Much later, there was the guy from work who I agreed to hang out with. I invited him over. He was in my house, in my bed. I was okay with some of it. I wasn’t forced or hit and there was no gun to my head. But something was wrong. It had to be a secret, he said, because he didn’t like people at work knowing about his personal life. Stupidly, I agreed; partly because I didn’t care and partly because yeah, I didn’t think anyone at work needed to know either. It went on much longer than it should have, me saying yes to a point and him just pushing me further once I said no. Until one day it went further than I wanted and I tried to stop it until I froze, unsure of what to do. Eventually, I abruptly got up and walked out of my own room to barricade myself in my bathroom while I tried to calm my racing head. Later, he bragged to all the guys we worked with that he had had sex with me – truth or not, whether I had said yes or not. I found out because one of them made a sly comment to me at work one day in a room full of people. I felt my face flush and snapped at him. He didn’t know what had happened. I was humiliated. But I had never explicitly said “NO!”, right? I let him come over. I knew he was trouble. I had gotten myself into this mess. It’s my fault too. It’s no big deal, it’s no big deal, it’s no big deal.
But that’s the thing. It is a big deal. Or maybe they’re just a bunch of little deals that add up to be one big deal. Is that how this even works? I’m not sure, and I think that’s part of the issue here. So many of us are in this grey area, this area where we maybe aren’t sure what happened or maybe feel like we can’t say what happened out of guilt or humiliation or fear. Maybe we feel like saying “me too” is an insult to those who have been seriously hurt.

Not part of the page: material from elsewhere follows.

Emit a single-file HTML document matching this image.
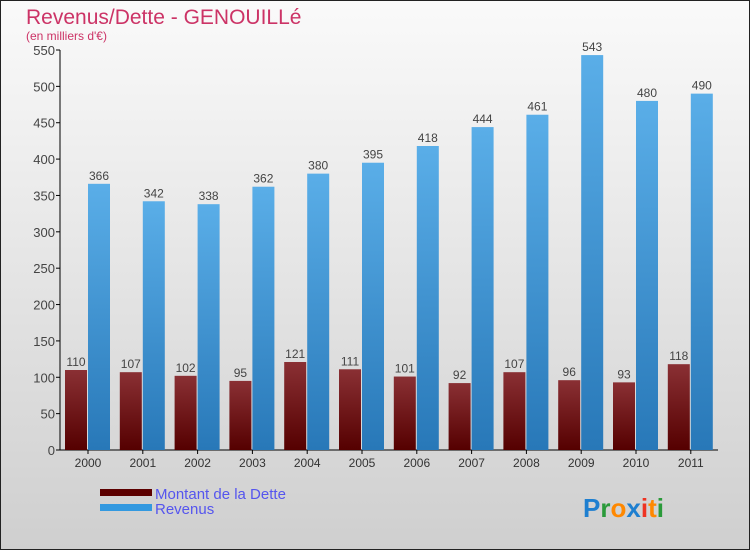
<!DOCTYPE html>
<html><head><meta charset="utf-8"><style>
body{margin:0;width:750px;height:550px;overflow:hidden;font-family:"Liberation Sans",sans-serif}
</style></head><body>
<svg width="750" height="550" viewBox="0 0 750 550">
<defs>
<linearGradient id="bg" x1="0" y1="0" x2="0" y2="1"><stop offset="0" stop-color="#fafafa"/><stop offset="1" stop-color="#cfcfcf"/></linearGradient>
<linearGradient id="gd" x1="0" y1="0" x2="0" y2="1"><stop offset="0" stop-color="#8a3034"/><stop offset="1" stop-color="#550000"/></linearGradient>
<linearGradient id="gr" x1="0" y1="0" x2="0" y2="1"><stop offset="0" stop-color="#5aaee8"/><stop offset="1" stop-color="#2878b8"/></linearGradient>
</defs>
<rect x="0.5" y="0.5" width="749" height="549" fill="url(#bg)" stroke="#222"/>
<text x="26" y="24" font-size="21" fill="#cc3366">Revenus/Dette - GENOUILLé</text>
<text x="26" y="40" font-size="12" fill="#cc3366">(en milliers d'€)</text>
<g id="axes"></g>
<g id="bars"></g>
<g>
<rect x="100" y="489" width="52" height="7" fill="#5c0000"/>
<text x="155" y="499" font-size="15" fill="#5555ee">Montant de la Dette</text>
<rect x="100" y="504" width="52" height="7" fill="#3399e0"/>
<text x="155" y="514" font-size="15" fill="#5555ee">Revenus</text>
</g>
<text x="583" y="517" font-size="26" font-weight="bold"><tspan fill="#1e7fd0">P</tspan><tspan fill="#2a9a3a">r</tspan><tspan fill="#ff8800">o</tspan><tspan fill="#1e7fd0">x</tspan><tspan fill="#ee3322">i</tspan><tspan fill="#ff8800">t</tspan><tspan fill="#2a9a3a">i</tspan></text>
</svg>
<script>
const years=["2000","2001","2002","2003","2004","2005","2006","2007","2008","2009","2010","2011"];
const dette=[110,107,102,95,121,111,101,92,107,96,93,118];
const revenus=[366,342,338,362,380,395,418,444,461,543,480,490];
const yTicks=[0,50,100,150,200,250,300,350,400,450,500,550];
const NS="http://www.w3.org/2000/svg";
const y=v=>450-v*400/550;
const xc=i=>88+i*54.8;
function mk(t,a,p,txt){const e=document.createElementNS(NS,t);for(const k in a)e.setAttribute(k,a[k]);if(txt!==undefined)e.textContent=txt;p.appendChild(e);return e;}
const ax=document.getElementById('axes'),bg=document.getElementById('bars');
let l=mk('line',{x1:60,y1:50,x2:60,y2:450,stroke:'#000'},ax);


l=mk('line',{x1:60,y1:450,x2:718,y2:450,stroke:'#000'},ax);


yTicks.forEach(v=>{
 mk('line',{x1:56,y1:y(v),x2:60,y2:y(v),stroke:'#000'},ax);
 const t=mk('text',{x:55,y:y(v)+5,'font-size':13,'text-anchor':'end',fill:'#444'},ax,v);
 
 
});
years.forEach((yr,i)=>{
 const c=xc(i);
 mk('line',{x1:c,y1:450,x2:c,y2:454,stroke:'#000'},ax);
 const t=mk('text',{x:c,y:467,'font-size':12,'text-anchor':'middle',fill:'#333'},ax,yr);
 
 
 const d=mk('rect',{x:c-23,y:y(dette[i]),width:22,height:450-y(dette[i]),fill:'url(#gd)'},bg);
 
 
 const r=mk('rect',{x:c,y:y(revenus[i]),width:22,height:450-y(revenus[i]),fill:'url(#gr)'},bg);
 
 
 const ld=mk('text',{x:c-12,y:y(dette[i])-4,'font-size':12,'text-anchor':'middle',fill:'#444'},bg,dette[i]);
 
 
 const lr=mk('text',{x:c+11,y:y(revenus[i])-4,'font-size':12,'text-anchor':'middle',fill:'#444'},bg,revenus[i]);
 
 
});
</script>
</body></html>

You know, though, I don’t think it is. And I don’t think that we should feel like we’re going to be judged for it by anyone. Don’t get me wrong, I was (am?) pretty terrified to write this for just those reasons. But I think that sometimes I need to suck up my pride or fear and just do it because maybe it will be okay. Maybe it won’t be as bad as my little friend Anxiety likes to tell me it is. Maybe it can help someone else to know they aren’t alone in their confusion.
So, to the boy who texted “bye bitch, go write a blog about it” to me after our encounter, this one’s for you my friend. I finally did it.